A lot of the argument against the person’s complaints involves pointing out how you can deal with such a character easily enough. There is a strong rock-papor-scissors element to L5R that I just haven’t seen in any other RPG. I’m never in favor of games becoming RPSish as it, again, means a lack of variety. What’s the point of playing a game if only three (true) options exist?
But, then again, this RPS nature to L5R is one that becomes more obvious when you have broken fight broken, when characters are far more powerful than I think is playable. So, just the lack of caring about high rank builds is a difference to my analysis of Conan where I can clearly see how I’d build a far more effective character than my main by switching which classes he took, which attribute assignments he made, etc.
To be consistent, which is important to me, I can’t argue against the whiner’s arguments that are rooted in the idea of improved balance. Lots of obviously broken stuff has been dealt with by the AEG folks, even underpowered stuff has been addressed, something that CCG companies so often ignore. So, it’s entirely reasonable to have the company look at a possible new problem caused by the rule errata. By the way, the new errata changes the game back to how it used to be played; the rule that has been overturned was instituted to address problems such as the one the person has brought up. Now, whether this build is any more broken than a lot of other stuff appears not to be the case.

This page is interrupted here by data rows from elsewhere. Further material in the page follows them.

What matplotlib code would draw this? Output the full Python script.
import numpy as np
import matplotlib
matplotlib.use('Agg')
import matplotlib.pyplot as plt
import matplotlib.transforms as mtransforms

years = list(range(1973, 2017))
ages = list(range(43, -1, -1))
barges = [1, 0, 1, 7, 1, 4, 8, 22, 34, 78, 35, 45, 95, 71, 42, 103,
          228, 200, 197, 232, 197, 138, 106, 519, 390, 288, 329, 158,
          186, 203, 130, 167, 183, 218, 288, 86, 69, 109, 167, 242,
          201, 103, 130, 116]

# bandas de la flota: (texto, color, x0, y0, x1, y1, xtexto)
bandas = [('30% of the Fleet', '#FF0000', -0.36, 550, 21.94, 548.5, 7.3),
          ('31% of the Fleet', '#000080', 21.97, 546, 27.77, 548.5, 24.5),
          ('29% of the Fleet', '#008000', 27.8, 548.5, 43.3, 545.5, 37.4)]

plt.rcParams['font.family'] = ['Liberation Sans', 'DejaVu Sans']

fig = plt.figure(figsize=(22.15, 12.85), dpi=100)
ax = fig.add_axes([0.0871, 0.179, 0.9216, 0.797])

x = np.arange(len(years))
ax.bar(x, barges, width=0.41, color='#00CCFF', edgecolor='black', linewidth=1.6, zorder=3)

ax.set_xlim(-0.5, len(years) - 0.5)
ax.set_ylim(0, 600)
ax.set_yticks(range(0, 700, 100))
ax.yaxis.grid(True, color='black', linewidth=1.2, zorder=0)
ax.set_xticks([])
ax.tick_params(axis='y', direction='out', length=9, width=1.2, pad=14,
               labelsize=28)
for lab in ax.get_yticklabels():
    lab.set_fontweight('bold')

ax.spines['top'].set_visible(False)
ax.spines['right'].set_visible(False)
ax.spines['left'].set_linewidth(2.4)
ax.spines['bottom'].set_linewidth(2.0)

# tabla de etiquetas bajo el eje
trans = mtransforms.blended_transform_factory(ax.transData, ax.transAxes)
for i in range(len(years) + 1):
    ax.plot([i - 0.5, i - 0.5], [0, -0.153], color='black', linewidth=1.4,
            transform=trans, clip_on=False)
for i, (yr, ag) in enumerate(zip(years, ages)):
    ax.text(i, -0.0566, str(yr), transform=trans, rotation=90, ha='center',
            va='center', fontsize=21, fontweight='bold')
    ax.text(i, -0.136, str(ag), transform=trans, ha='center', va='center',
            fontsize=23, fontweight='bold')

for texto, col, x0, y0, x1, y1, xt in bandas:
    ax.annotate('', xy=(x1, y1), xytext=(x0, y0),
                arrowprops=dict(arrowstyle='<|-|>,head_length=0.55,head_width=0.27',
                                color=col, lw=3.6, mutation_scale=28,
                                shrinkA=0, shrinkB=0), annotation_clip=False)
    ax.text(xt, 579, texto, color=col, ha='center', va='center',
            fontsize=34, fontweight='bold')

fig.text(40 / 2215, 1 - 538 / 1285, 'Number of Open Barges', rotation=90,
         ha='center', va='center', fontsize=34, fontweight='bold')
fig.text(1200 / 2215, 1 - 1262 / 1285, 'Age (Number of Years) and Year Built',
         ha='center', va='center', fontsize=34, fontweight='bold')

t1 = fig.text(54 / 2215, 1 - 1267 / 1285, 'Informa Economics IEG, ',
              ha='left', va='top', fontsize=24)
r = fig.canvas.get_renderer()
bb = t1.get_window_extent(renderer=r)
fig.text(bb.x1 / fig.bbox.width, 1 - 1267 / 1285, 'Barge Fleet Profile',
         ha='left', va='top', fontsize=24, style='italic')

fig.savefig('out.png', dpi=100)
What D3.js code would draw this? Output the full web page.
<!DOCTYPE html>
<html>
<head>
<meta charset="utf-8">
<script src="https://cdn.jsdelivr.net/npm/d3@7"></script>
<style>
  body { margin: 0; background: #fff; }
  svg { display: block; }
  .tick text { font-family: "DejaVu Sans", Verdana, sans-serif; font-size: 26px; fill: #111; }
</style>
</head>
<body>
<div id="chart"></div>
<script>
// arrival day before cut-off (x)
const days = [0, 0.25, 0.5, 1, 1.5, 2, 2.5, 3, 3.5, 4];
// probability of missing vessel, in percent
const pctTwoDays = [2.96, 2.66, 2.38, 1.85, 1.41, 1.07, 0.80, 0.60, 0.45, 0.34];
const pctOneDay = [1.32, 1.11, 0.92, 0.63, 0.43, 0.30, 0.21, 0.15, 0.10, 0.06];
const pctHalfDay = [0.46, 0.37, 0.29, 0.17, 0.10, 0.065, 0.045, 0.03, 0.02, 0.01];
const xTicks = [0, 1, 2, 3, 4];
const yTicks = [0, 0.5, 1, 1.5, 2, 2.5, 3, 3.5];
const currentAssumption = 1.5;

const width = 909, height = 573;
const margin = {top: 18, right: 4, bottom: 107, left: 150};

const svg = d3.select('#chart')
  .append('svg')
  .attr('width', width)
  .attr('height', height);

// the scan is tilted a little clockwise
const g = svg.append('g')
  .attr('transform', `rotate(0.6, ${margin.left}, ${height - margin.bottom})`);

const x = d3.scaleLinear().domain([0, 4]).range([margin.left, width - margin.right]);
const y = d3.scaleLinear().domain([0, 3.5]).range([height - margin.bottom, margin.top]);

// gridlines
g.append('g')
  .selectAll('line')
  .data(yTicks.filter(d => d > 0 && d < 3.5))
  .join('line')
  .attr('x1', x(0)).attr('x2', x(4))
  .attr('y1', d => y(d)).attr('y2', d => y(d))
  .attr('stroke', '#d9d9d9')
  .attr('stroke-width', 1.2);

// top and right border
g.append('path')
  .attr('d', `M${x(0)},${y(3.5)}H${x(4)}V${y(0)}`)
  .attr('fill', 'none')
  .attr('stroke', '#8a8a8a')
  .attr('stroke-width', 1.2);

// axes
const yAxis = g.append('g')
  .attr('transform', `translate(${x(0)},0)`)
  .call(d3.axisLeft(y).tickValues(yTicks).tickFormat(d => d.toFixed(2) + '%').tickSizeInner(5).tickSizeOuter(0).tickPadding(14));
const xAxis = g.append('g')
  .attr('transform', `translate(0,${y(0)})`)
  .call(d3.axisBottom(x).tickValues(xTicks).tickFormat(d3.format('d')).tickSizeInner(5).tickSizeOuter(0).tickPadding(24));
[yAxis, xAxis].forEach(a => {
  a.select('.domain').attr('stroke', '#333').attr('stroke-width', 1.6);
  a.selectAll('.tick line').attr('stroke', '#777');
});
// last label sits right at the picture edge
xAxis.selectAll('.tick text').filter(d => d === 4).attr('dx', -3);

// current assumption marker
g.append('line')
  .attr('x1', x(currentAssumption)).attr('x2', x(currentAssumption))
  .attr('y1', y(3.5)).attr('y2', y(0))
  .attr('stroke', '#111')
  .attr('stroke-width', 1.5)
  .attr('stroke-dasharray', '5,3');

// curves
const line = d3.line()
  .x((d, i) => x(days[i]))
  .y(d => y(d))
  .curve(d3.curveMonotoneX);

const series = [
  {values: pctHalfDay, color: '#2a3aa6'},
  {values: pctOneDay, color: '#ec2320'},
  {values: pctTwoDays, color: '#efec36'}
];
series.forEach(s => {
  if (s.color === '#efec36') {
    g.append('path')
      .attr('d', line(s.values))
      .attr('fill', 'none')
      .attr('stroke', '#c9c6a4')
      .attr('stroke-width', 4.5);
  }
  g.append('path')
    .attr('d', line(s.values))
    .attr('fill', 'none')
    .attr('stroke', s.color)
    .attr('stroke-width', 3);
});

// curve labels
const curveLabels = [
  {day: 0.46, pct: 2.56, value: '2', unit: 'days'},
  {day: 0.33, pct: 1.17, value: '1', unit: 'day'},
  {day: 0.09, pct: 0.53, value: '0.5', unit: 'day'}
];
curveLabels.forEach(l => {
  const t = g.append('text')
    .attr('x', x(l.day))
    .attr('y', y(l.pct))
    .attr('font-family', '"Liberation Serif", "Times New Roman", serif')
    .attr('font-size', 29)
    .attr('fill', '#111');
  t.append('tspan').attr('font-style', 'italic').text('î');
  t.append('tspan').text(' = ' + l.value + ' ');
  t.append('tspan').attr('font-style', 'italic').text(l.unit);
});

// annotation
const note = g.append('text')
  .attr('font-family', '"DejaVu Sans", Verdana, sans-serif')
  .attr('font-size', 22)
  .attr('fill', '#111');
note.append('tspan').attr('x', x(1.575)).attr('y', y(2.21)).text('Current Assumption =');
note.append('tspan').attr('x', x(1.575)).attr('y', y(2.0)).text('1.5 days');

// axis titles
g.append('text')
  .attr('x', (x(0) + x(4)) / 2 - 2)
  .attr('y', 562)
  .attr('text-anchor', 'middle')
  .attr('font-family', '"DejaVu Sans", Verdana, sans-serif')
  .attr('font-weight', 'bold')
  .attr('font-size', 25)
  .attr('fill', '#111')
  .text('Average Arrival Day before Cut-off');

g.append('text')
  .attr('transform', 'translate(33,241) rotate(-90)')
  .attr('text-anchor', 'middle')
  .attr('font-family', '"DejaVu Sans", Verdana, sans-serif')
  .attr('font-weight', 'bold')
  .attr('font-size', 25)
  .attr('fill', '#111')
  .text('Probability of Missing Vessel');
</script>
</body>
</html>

RPGs are flexible in ways that more objective games aren’t. Yet, they still are games that provide mechanics for resolution. Those mechanics should strive for balance. Perfect balance is never achieved but not striving for it produces far more imbalance than what would be achieved otherwise.
GMs/play groups can fix anything they don’t like for their home campaigns. Challenges can be tailored to provide worthy challenges to actual parties rather than be generated out of theoretical exercises. Yet, the better the tools given to play groups, the better the experience. Less work needs to be done fixing things. Less energy can be spent on the idea of fixing things.
And, yes, as a final comment, RPGs aren’t really supposed to be about mechanics but about telling good stories. Worrying about how strong something on a character sheet is comes after worrying about who your character is (personality, appearance, etc.), what your character is doing, what your character is trying to do, and what has happened to your character. At least, ideally.